Today, gift planners anxiously await the passage of the CARE Act and other legislation intended to provide new incentives for charitable giving. As noted above, a number of nonprofits have put their marketing plans on hold while awaiting the passage of the new law. For some the delays began with the initial 1999 proposals to encourage charitable giving. More plans were affected as gift planners followed the progress of charitable giving legislation dubbed H.R.7 in 2001. In 2002 things heated up on the legislative field and hopes were high for the passage of the CARE Act, which died yet another death in late 2002. The CARE Act was reintroduced in 2003, in addition to a new H.R.7, commonly known as the Charitable Giving Act. These legislative proposals were unable to be reconciled by the end of 2003, and now the battle is anticipated to be rejoined again this year.
Should we CARE?
The most popular incentives of the charitable giving legislation currently under consideration include an expanded charitable income tax deduction that would allow a benefit for some non-itemizers and a provision for certain limited gifts from Individual Retirement Accounts. The non-itemizer deduction shapes up to be a targeted tax cut for persons that already make charitable gifts as it provides a deduction only for gifts between $250 and $500. It likely will provide only a marginal incentive for those not already charitably inclined. The retirement plan provisions relate only to the IRA and exclude gifts from 401(k)s and other popular retirement planning accounts, and will be subject to significant age and other limitations. Most taxpayers will be unaffected by the majority of the other provisions of the legislation as proposed. Other changes such as the 15% maximum tax on capital gains and dividends also serve to make deferred gifts funded from other types of property more beneficial from a tax planning standpoint.
Wait no longer
How many visits, calls, or other activities have been delayed awaiting the passage of this legislation? How much longer can the CARE Act delays be cited as a reason for lackluster planned giving results? It is difficult to say, but one thing is certain—the lost opportunity cost has in some cases been tremendous while others who have forged ahead have experienced double-digit increases in gift annuities and other planned gifts.

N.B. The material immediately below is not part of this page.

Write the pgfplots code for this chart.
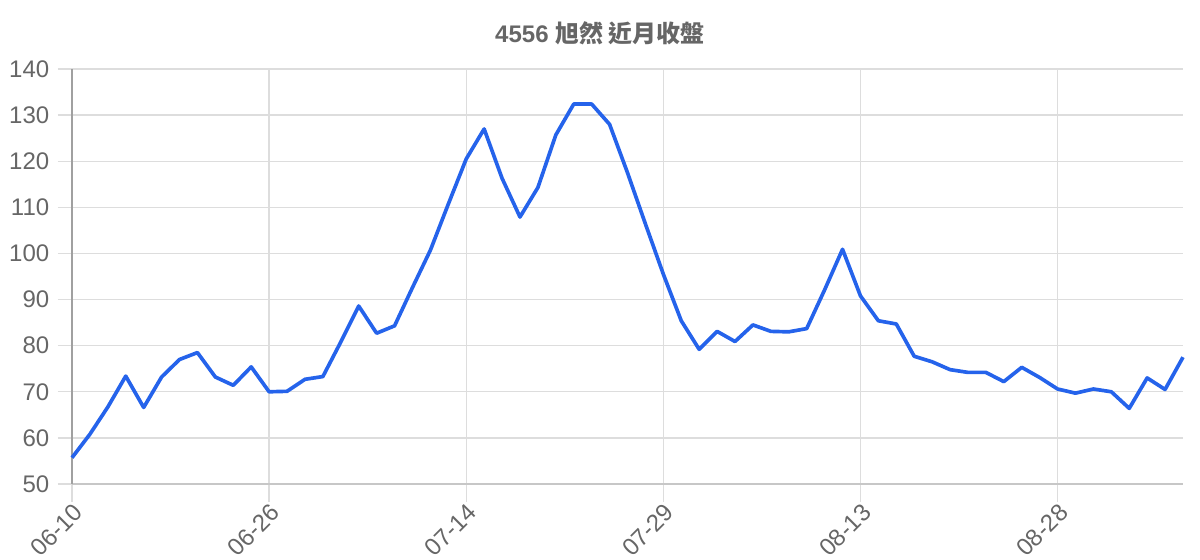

While everyone hopes that this will be the year for new charitable giving incentives, your program should not revolve solely around legislation that may or may not be passed—and whose final content may provide weaker-than-anticipated incentives. Instead, make your plans in light of your current surroundings and circumstances. Then put your best foot forward to implement them.
Remember that you can always “write around” proposed legislation as Sharpe editors have done and include contingency plans in case the legislation passes. In the meantime, recognize the impact of tax legislation that has already passed (both in 2001 and 2003), keep in mind the changing economic environment, and plan your activities accordingly. This approach will help to maximize your organization or institution’s success in 2004.